Ceremonial and security planning for the country’s change of command ceremony has been underway since last spring, but officials involved in the work gathered this week outside the Capitol building for the “first nail” event, where congressional leaders recognized the start of construction for the inauguration stage.
Although the event is civilian led, it will involve more than 13,000 military personnel, including about 5,000 troops in ceremonial roles and more than 8,000 National Guard members providing security assistance to local and federal law enforcement groups.
“It’s a pretty big footprint,” Becker acknowledged.
On the security side, Becker said military officials are already prepping a host of specialists to provide extra assistance to the Secret Service, Capitol Police and U.S. Park Police.
“They have the lead, and they look at capabilities they might need from us, from explosive ordnance disposal teams to dog teams to detection to chemical and biological detection response force to advance trauma life support,” he said. “Those are the kind of capabilities they say ‘we could use from the JTF,’ and we provide them that capability.”

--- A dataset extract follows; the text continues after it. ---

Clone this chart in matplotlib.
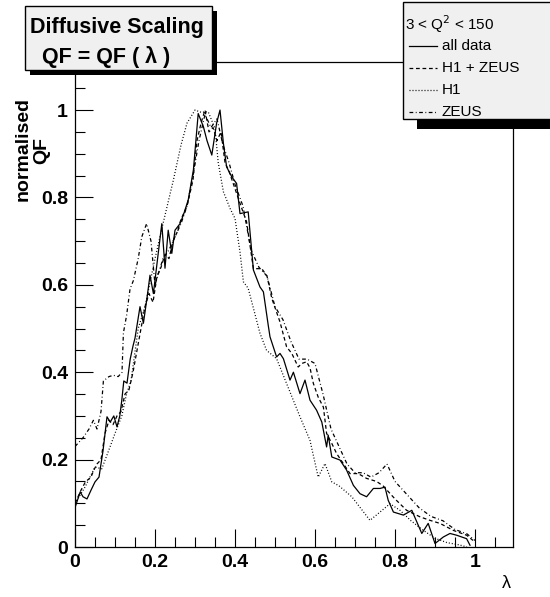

On the ceremonial side, officials are expecting the same involvement of military bands, escorts and support personnel as in past inauguration events, although those won’t be finalized until the next president is elected.
“Each president and inauguration committee will do their own thing here, their own take on the parade and what the number of inaugural balls should look like,” Becker said. “But just on precedent, we’ve got a pretty good idea of what we need to be planning for, training we need to do, credentialing we need to do.”
That work will continue for the next four months. The inauguration ceremony — for whoever wins in November — is scheduled for Jan. 20.